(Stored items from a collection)
— begin —

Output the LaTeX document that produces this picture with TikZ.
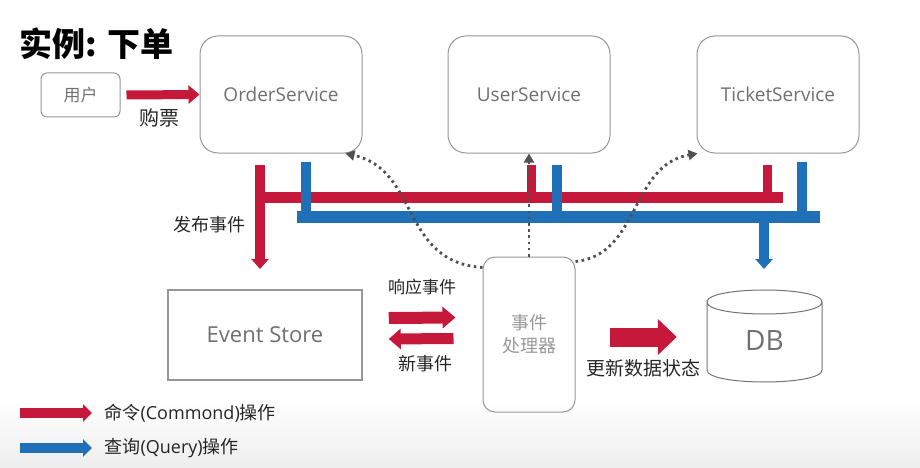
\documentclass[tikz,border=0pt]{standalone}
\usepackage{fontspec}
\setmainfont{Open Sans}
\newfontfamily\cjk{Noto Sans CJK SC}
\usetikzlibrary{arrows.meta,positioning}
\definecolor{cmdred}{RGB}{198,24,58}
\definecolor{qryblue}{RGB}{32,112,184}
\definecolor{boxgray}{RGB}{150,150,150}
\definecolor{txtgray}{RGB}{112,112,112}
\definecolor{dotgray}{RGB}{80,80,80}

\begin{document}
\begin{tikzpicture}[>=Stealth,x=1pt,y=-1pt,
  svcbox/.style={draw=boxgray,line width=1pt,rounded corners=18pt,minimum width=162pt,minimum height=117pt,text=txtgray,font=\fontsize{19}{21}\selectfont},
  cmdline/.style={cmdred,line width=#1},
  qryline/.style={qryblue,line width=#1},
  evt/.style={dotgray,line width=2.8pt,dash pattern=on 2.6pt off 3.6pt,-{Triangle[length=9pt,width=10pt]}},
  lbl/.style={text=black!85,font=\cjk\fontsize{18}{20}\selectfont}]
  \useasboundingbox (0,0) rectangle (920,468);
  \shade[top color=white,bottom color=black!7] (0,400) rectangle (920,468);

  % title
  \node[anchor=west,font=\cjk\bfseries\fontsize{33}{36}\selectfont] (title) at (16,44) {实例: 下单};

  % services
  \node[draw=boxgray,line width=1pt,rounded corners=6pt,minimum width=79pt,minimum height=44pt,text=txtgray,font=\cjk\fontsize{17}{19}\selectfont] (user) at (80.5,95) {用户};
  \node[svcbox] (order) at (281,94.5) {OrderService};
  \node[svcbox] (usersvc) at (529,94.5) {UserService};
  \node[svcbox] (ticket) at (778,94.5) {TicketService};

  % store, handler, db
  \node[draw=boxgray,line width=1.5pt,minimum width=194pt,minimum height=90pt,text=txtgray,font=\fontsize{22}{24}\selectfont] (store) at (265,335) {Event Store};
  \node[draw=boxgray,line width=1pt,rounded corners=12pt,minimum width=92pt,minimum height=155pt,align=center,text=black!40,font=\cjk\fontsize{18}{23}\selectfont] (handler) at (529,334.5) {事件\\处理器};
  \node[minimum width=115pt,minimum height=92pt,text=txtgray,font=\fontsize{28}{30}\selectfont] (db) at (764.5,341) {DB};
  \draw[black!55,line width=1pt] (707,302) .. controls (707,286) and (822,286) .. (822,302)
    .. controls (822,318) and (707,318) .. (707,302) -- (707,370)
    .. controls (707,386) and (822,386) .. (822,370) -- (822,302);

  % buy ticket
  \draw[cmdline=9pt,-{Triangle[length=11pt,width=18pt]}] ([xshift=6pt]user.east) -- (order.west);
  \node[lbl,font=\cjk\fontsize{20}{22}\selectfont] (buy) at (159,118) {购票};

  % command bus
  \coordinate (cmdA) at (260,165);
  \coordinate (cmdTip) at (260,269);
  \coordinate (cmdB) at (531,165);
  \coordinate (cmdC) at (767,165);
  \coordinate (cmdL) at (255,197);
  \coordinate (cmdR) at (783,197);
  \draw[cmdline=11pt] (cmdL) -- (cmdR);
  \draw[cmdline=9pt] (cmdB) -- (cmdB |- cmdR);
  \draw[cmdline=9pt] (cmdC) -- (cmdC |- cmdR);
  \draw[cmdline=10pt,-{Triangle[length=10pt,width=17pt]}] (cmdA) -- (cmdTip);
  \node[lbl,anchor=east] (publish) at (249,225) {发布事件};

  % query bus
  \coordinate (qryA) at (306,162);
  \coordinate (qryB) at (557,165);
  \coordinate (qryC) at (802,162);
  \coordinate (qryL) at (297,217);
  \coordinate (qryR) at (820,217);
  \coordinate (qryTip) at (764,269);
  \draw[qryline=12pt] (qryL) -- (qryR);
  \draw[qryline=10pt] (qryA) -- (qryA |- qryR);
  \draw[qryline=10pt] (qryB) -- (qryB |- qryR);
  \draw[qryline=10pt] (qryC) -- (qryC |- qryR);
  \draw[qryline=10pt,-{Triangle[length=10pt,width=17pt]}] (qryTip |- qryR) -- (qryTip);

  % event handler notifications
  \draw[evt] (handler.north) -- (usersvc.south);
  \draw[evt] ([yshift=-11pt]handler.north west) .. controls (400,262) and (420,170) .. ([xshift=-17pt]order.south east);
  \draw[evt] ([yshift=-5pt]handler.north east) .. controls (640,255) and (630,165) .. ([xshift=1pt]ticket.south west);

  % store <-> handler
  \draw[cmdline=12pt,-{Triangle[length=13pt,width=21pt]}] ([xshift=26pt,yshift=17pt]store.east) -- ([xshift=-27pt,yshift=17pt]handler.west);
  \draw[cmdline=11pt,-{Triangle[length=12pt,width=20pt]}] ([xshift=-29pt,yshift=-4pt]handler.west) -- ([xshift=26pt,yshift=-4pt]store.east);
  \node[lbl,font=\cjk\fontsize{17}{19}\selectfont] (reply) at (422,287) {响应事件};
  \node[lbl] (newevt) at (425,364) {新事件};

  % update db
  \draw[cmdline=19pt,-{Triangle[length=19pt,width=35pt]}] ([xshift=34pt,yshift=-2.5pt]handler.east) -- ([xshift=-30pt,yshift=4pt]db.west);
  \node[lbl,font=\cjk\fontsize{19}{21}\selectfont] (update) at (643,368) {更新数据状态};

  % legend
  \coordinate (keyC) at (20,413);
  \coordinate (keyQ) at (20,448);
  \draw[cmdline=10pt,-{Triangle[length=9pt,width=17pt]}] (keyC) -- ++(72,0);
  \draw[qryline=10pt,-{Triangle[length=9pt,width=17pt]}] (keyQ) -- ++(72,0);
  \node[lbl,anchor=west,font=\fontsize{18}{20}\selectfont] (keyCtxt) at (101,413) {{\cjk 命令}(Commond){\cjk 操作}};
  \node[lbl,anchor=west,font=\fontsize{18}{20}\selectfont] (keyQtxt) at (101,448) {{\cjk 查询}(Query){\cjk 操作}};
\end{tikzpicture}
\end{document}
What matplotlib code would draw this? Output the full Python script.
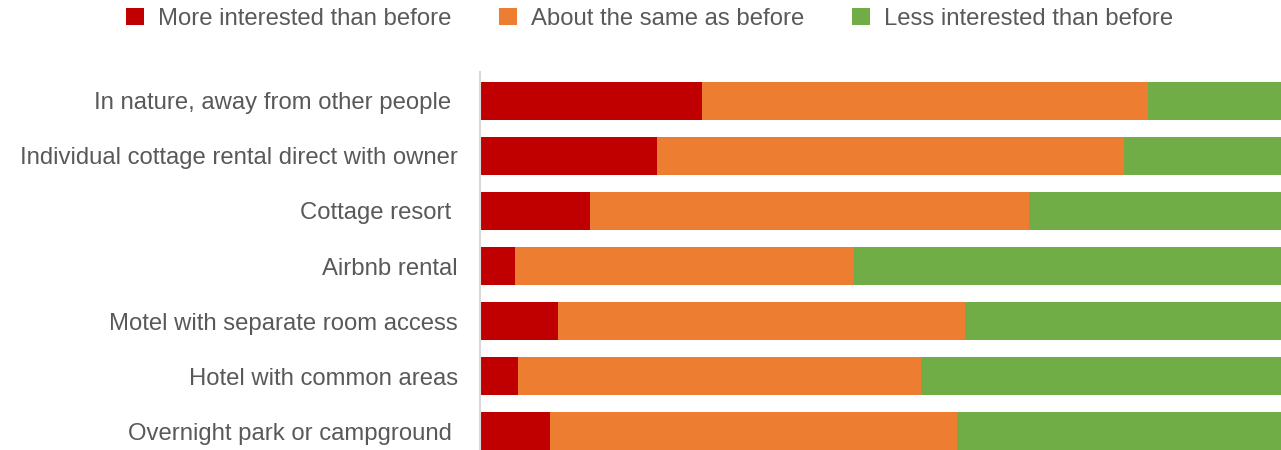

— end —

### TASK PROMPT
Restate every record exactly, please; do not copy the pictures.

### ANSWER TO THIS PROBLEM
Output the LaTeX document that produces this picture with TikZ.
\documentclass[tikz,border=0pt]{standalone}
\usepackage{fontspec}
\setmainfont{Open Sans}
\newfontfamily\cjk{Noto Sans CJK SC}
\usetikzlibrary{arrows.meta,positioning}
\definecolor{cmdred}{RGB}{198,24,58}
\definecolor{qryblue}{RGB}{32,112,184}
\definecolor{boxgray}{RGB}{150,150,150}
\definecolor{txtgray}{RGB}{112,112,112}
\definecolor{dotgray}{RGB}{80,80,80}

\begin{document}
\begin{tikzpicture}[>=Stealth,x=1pt,y=-1pt,
  svcbox/.style={draw=boxgray,line width=1pt,rounded corners=18pt,minimum width=162pt,minimum height=117pt,text=txtgray,font=\fontsize{19}{21}\selectfont},
  cmdline/.style={cmdred,line width=#1},
  qryline/.style={qryblue,line width=#1},
  evt/.style={dotgray,line width=2.8pt,dash pattern=on 2.6pt off 3.6pt,-{Triangle[length=9pt,width=10pt]}},
  lbl/.style={text=black!85,font=\cjk\fontsize{18}{20}\selectfont}]
  \useasboundingbox (0,0) rectangle (920,468);
  \shade[top color=white,bottom color=black!7] (0,400) rectangle (920,468);

  % title
  \node[anchor=west,font=\cjk\bfseries\fontsize{33}{36}\selectfont] (title) at (16,44) {实例: 下单};

  % services
  \node[draw=boxgray,line width=1pt,rounded corners=6pt,minimum width=79pt,minimum height=44pt,text=txtgray,font=\cjk\fontsize{17}{19}\selectfont] (user) at (80.5,95) {用户};
  \node[svcbox] (order) at (281,94.5) {OrderService};
  \node[svcbox] (usersvc) at (529,94.5) {UserService};
  \node[svcbox] (ticket) at (778,94.5) {TicketService};

  % store, handler, db
  \node[draw=boxgray,line width=1.5pt,minimum width=194pt,minimum height=90pt,text=txtgray,font=\fontsize{22}{24}\selectfont] (store) at (265,335) {Event Store};
  \node[draw=boxgray,line width=1pt,rounded corners=12pt,minimum width=92pt,minimum height=155pt,align=center,text=black!40,font=\cjk\fontsize{18}{23}\selectfont] (handler) at (529,334.5) {事件\\处理器};
  \node[minimum width=115pt,minimum height=92pt,text=txtgray,font=\fontsize{28}{30}\selectfont] (db) at (764.5,341) {DB};
  \draw[black!55,line width=1pt] (707,302) .. controls (707,286) and (822,286) .. (822,302)
    .. controls (822,318) and (707,318) .. (707,302) -- (707,370)
    .. controls (707,386) and (822,386) .. (822,370) -- (822,302);

  % buy ticket
  \draw[cmdline=9pt,-{Triangle[length=11pt,width=18pt]}] ([xshift=6pt]user.east) -- (order.west);
  \node[lbl,font=\cjk\fontsize{20}{22}\selectfont] (buy) at (159,118) {购票};

  % command bus
  \coordinate (cmdA) at (260,165);
  \coordinate (cmdTip) at (260,269);
  \coordinate (cmdB) at (531,165);
  \coordinate (cmdC) at (767,165);
  \coordinate (cmdL) at (255,197);
  \coordinate (cmdR) at (783,197);
  \draw[cmdline=11pt] (cmdL) -- (cmdR);
  \draw[cmdline=9pt] (cmdB) -- (cmdB |- cmdR);
  \draw[cmdline=9pt] (cmdC) -- (cmdC |- cmdR);
  \draw[cmdline=10pt,-{Triangle[length=10pt,width=17pt]}] (cmdA) -- (cmdTip);
  \node[lbl,anchor=east] (publish) at (249,225) {发布事件};

  % query bus
  \coordinate (qryA) at (306,162);
  \coordinate (qryB) at (557,165);
  \coordinate (qryC) at (802,162);
  \coordinate (qryL) at (297,217);
  \coordinate (qryR) at (820,217);
  \coordinate (qryTip) at (764,269);
  \draw[qryline=12pt] (qryL) -- (qryR);
  \draw[qryline=10pt] (qryA) -- (qryA |- qryR);
  \draw[qryline=10pt] (qryB) -- (qryB |- qryR);
  \draw[qryline=10pt] (qryC) -- (qryC |- qryR);
  \draw[qryline=10pt,-{Triangle[length=10pt,width=17pt]}] (qryTip |- qryR) -- (qryTip);

  % event handler notifications
  \draw[evt] (handler.north) -- (usersvc.south);
  \draw[evt] ([yshift=-11pt]handler.north west) .. controls (400,262) and (420,170) .. ([xshift=-17pt]order.south east);
  \draw[evt] ([yshift=-5pt]handler.north east) .. controls (640,255) and (630,165) .. ([xshift=1pt]ticket.south west);

  % store <-> handler
  \draw[cmdline=12pt,-{Triangle[length=13pt,width=21pt]}] ([xshift=26pt,yshift=17pt]store.east) -- ([xshift=-27pt,yshift=17pt]handler.west);
  \draw[cmdline=11pt,-{Triangle[length=12pt,width=20pt]}] ([xshift=-29pt,yshift=-4pt]handler.west) -- ([xshift=26pt,yshift=-4pt]store.east);
  \node[lbl,font=\cjk\fontsize{17}{19}\selectfont] (reply) at (422,287) {响应事件};
  \node[lbl] (newevt) at (425,364) {新事件};

  % update db
  \draw[cmdline=19pt,-{Triangle[length=19pt,width=35pt]}] ([xshift=34pt,yshift=-2.5pt]handler.east) -- ([xshift=-30pt,yshift=4pt]db.west);
  \node[lbl,font=\cjk\fontsize{19}{21}\selectfont] (update) at (643,368) {更新数据状态};

  % legend
  \coordinate (keyC) at (20,413);
  \coordinate (keyQ) at (20,448);
  \draw[cmdline=10pt,-{Triangle[length=9pt,width=17pt]}] (keyC) -- ++(72,0);
  \draw[qryline=10pt,-{Triangle[length=9pt,width=17pt]}] (keyQ) -- ++(72,0);
  \node[lbl,anchor=west,font=\fontsize{18}{20}\selectfont] (keyCtxt) at (101,413) {{\cjk 命令}(Commond){\cjk 操作}};
  \node[lbl,anchor=west,font=\fontsize{18}{20}\selectfont] (keyQtxt) at (101,448) {{\cjk 查询}(Query){\cjk 操作}};
\end{tikzpicture}
\end{document}
What matplotlib code would draw this? Output the full Python script.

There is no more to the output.